Task directions.
Please transcribe the records precisely; pictures stay out of your copy.

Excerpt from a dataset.
────────────────────────────────────────
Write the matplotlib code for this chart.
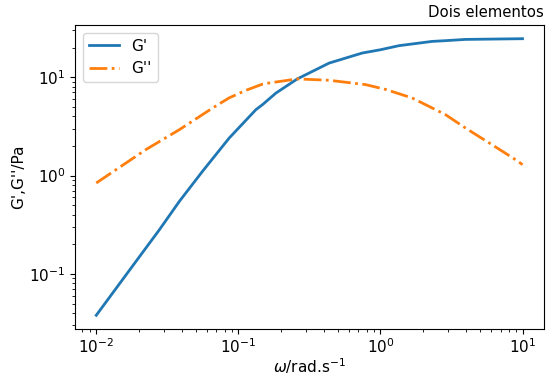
import numpy as np
import matplotlib; matplotlib.use("Agg")
import matplotlib.pyplot as plt

# values (log-log)
w_gp = [0.01, 0.0191, 0.0279, 0.0385, 0.0561, 0.0863, 0.133, 0.148, 0.184,
        0.26, 0.435, 0.745, 1.0, 1.35, 2.31, 2.87, 3.96, 10.0]
gp = [0.038, 0.135, 0.283, 0.548, 1.11, 2.41, 4.68, 5.26, 6.9,
      9.6, 13.9, 17.6, 19.0, 20.9, 23.1, 23.5, 24.2, 24.6]

w_gpp = [0.01, 0.0224, 0.0385, 0.0659, 0.086, 0.113, 0.148, 0.165, 0.26,
         0.435, 0.787, 1.09, 1.67, 2.87, 3.96, 4.92, 6.10, 9.14, 10.0]
gpp = [0.84, 1.84, 2.93, 4.86, 6.15, 7.35, 8.5, 8.73, 9.6,
       9.3, 8.4, 7.5, 6.15, 4.16, 3.05, 2.5, 2.06, 1.42, 1.29]

fig, ax = plt.subplots(figsize=(5.51, 3.77), dpi=100)
fig.subplots_adjust(left=0.136, right=0.987, top=0.934, bottom=0.127)
ax.plot(w_gp, gp, "C0", lw=2, label="G'")
ax.plot(w_gpp, gpp, "C1", ls="-.", lw=2, label="G''")
ax.set_xscale("log"); ax.set_yscale("log")
ax.tick_params(labelsize=11)
ax.tick_params(axis="x", pad=2.5)
ax.set_xlabel(r"$\omega$/rad.s$^{-1}$", fontsize=11, labelpad=0)
ax.set_ylabel("G',G''/Pa", fontsize=11, labelpad=2)
ax.set_title("Dois elementos", loc="right", fontsize=10.7)
ax.legend(loc="upper left", fontsize=11)
fig.savefig("out.png", dpi=100)
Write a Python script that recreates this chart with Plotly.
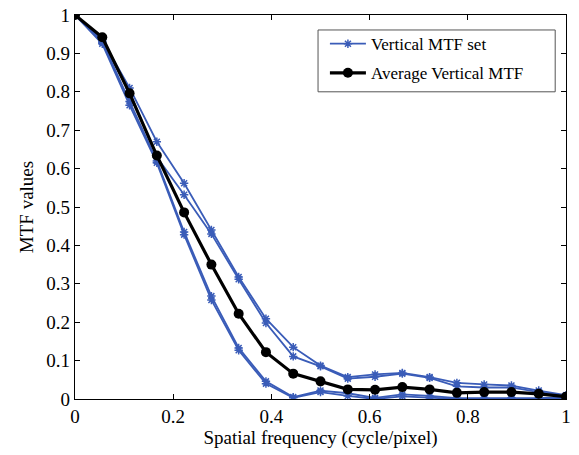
────────────────────────────────────────
Problem solution.
Write the matplotlib code for this chart.
import numpy as np
import matplotlib; matplotlib.use("Agg")
import matplotlib.pyplot as plt

# values (log-log)
w_gp = [0.01, 0.0191, 0.0279, 0.0385, 0.0561, 0.0863, 0.133, 0.148, 0.184,
        0.26, 0.435, 0.745, 1.0, 1.35, 2.31, 2.87, 3.96, 10.0]
gp = [0.038, 0.135, 0.283, 0.548, 1.11, 2.41, 4.68, 5.26, 6.9,
      9.6, 13.9, 17.6, 19.0, 20.9, 23.1, 23.5, 24.2, 24.6]

w_gpp = [0.01, 0.0224, 0.0385, 0.0659, 0.086, 0.113, 0.148, 0.165, 0.26,
         0.435, 0.787, 1.09, 1.67, 2.87, 3.96, 4.92, 6.10, 9.14, 10.0]
gpp = [0.84, 1.84, 2.93, 4.86, 6.15, 7.35, 8.5, 8.73, 9.6,
       9.3, 8.4, 7.5, 6.15, 4.16, 3.05, 2.5, 2.06, 1.42, 1.29]

fig, ax = plt.subplots(figsize=(5.51, 3.77), dpi=100)
fig.subplots_adjust(left=0.136, right=0.987, top=0.934, bottom=0.127)
ax.plot(w_gp, gp, "C0", lw=2, label="G'")
ax.plot(w_gpp, gpp, "C1", ls="-.", lw=2, label="G''")
ax.set_xscale("log"); ax.set_yscale("log")
ax.tick_params(labelsize=11)
ax.tick_params(axis="x", pad=2.5)
ax.set_xlabel(r"$\omega$/rad.s$^{-1}$", fontsize=11, labelpad=0)
ax.set_ylabel("G',G''/Pa", fontsize=11, labelpad=2)
ax.set_title("Dois elementos", loc="right", fontsize=10.7)
ax.legend(loc="upper left", fontsize=11)
fig.savefig("out.png", dpi=100)
Write a Python script that recreates this chart with Plotly.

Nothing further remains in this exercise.